# Set problem:
In the material below, count the lines with the word "this" and state that number only.

# Entries with chart source code:
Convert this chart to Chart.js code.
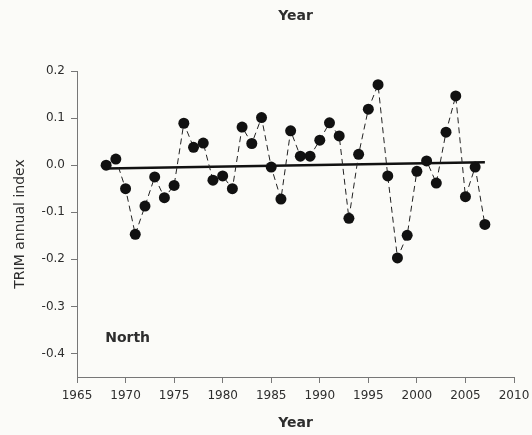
<!DOCTYPE html>
<html lang="en">
<head>
    <meta charset="UTF-8">
    <title>TRIM annual index - North</title>
    <script src="https://cdn.jsdelivr.net/npm/chart.js"></script>
    <style>
        body {
            margin: 0;
            background-color: #fbfbf8;
        }
        #chartBox {
            width: 532px;
            height: 435px;
        }
    </style>
</head>
<body>
    <div id="chartBox">
        <canvas id="trimChart" width="532" height="435"></canvas>
    </div>

    <script>
        // values
        const years = [1968, 1969, 1970, 1971, 1972, 1973, 1974, 1975, 1976, 1977,
                       1978, 1979, 1980, 1981, 1982, 1983, 1984, 1985, 1986, 1987,
                       1988, 1989, 1990, 1991, 1992, 1993, 1994, 1995, 1996, 1997,
                       1998, 1999, 2000, 2001, 2002, 2003, 2004, 2005, 2006, 2007];
        const indexValues = [0.000, 0.013, -0.050, -0.147, -0.087, -0.025, -0.069, -0.043, 0.089, 0.038,
                             0.047, -0.032, -0.023, -0.050, 0.081, 0.046, 0.101, -0.004, -0.072, 0.073,
                             0.019, 0.019, 0.053, 0.090, 0.062, -0.113, 0.023, 0.119, 0.171, -0.023,
                             -0.197, -0.149, -0.013, 0.009, -0.038, 0.070, 0.147, -0.067, -0.004, -0.126];
        const trendYears = [1968, 2007];
        const trendValues = [-0.007, 0.006];
        const xTicks = [1965, 1970, 1975, 1980, 1985, 1990, 1995, 2000, 2005, 2010];
        const yTicks = [0.2, 0.1, 0.0, -0.1, -0.2, -0.3, -0.4];
        const regionLabel = 'North';

        const textColor = '#2e2e2e';
        const axisColor = '#777777';

        // draws the region name inside the plot
        const regionLabelPlugin = {
            id: 'regionLabel',
            afterDatasetsDraw(chart) {
                const { ctx, scales } = chart;
                const x = scales.x.getPixelForValue(1967.9);
                const y = scales.y.getPixelForValue(-0.367);
                ctx.save();
                ctx.font = 'bold 14px "DejaVu Sans"';
                ctx.fillStyle = textColor;
                ctx.textAlign = 'left';
                ctx.textBaseline = 'middle';
                ctx.fillText(regionLabel, x, y);
                ctx.restore();
            }
        };

        const ctx = document.getElementById('trimChart').getContext('2d');
        new Chart(ctx, {
            type: 'scatter',
            data: {
                datasets: [
                    {
                        label: 'TRIM annual index',
                        data: years.map((yr, i) => ({ x: yr, y: indexValues[i] })),
                        showLine: true,
                        borderColor: '#222222',
                        borderWidth: 1,
                        borderDash: [6, 4],
                        pointRadius: 5.5,
                        pointBackgroundColor: '#111111',
                        pointBorderColor: '#111111',
                        pointBorderWidth: 0
                    },
                    {
                        label: 'Trend',
                        data: trendYears.map((yr, i) => ({ x: yr, y: trendValues[i] })),
                        showLine: true,
                        borderColor: '#111111',
                        borderWidth: 2.5,
                        pointRadius: 0
                    }
                ]
            },
            options: {
                responsive: false,
                animation: false,
                devicePixelRatio: 1,
                layout: {
                    padding: { left: 0, right: 18, top: 0, bottom: 0 }
                },
                plugins: {
                    legend: { display: false },
                    tooltip: { enabled: false }
                },
                scales: {
                    // empty top axis, only carries the upper "Year" title
                    xTop: {
                        type: 'linear',
                        position: 'top',
                        min: 1965,
                        max: 2010,
                        afterFit: (scale) => {
                            scale.height = 71;
                            scale.paddingLeft = 0;
                            scale.paddingRight = 0;
                        },
                        grid: { display: false },
                        border: { display: false },
                        ticks: { display: false },
                        title: {
                            display: true,
                            text: 'Year',
                            color: textColor,
                            font: { family: 'DejaVu Sans', size: 14, weight: 'bold' },
                            padding: { top: 8, bottom: 0 }
                        }
                    },
                    x: {
                        type: 'linear',
                        position: 'bottom',
                        min: 1965,
                        max: 2010,
                        afterBuildTicks: (scale) => {
                            scale.ticks = xTicks.map(v => ({ value: v }));
                        },
                        afterFit: (scale) => {
                            scale.height = 58;
                            scale.paddingLeft = 0;
                            scale.paddingRight = 0;
                        },
                        grid: {
                            display: true,
                            drawOnChartArea: false,
                            drawTicks: true,
                            tickLength: 6,
                            color: axisColor
                        },
                        border: { display: true, color: axisColor, width: 1 },
                        ticks: {
                            color: textColor,
                            padding: 6,
                            maxRotation: 0,
                            autoSkip: false,
                            font: { family: 'DejaVu Sans', size: 12 },
                            callback: (v) => String(v)
                        },
                        title: {
                            display: true,
                            text: 'Year',
                            color: textColor,
                            font: { family: 'DejaVu Sans', size: 14, weight: 'bold' },
                            padding: { top: 0, bottom: 3 }
                        }
                    },
                    y: {
                        min: -0.45,
                        max: 0.2,
                        afterBuildTicks: (scale) => {
                            scale.ticks = yTicks.map(v => ({ value: v }));
                        },
                        afterFit: (scale) => {
                            scale.width = 77;
                        },
                        grid: {
                            display: true,
                            drawOnChartArea: false,
                            drawTicks: true,
                            tickLength: 6,
                            color: axisColor
                        },
                        border: { display: true, color: axisColor, width: 1 },
                        ticks: {
                            color: textColor,
                            padding: 6,
                            autoSkip: false,
                            font: { family: 'DejaVu Sans', size: 12 },
                            callback: (v) => Number(v).toFixed(1)
                        },
                        title: {
                            display: true,
                            text: 'TRIM annual index',
                            color: textColor,
                            font: { family: 'DejaVu Sans', size: 14 },
                            padding: { top: 12, bottom: 0 }
                        }
                    }
                }
            },
            plugins: [regionLabelPlugin]
        });
    </script>
</body>
</html>
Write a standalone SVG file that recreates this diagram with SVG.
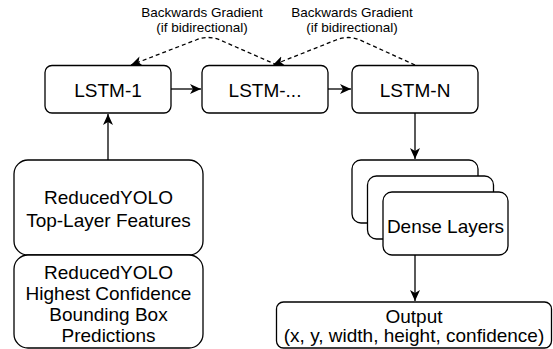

# Problem solution:
2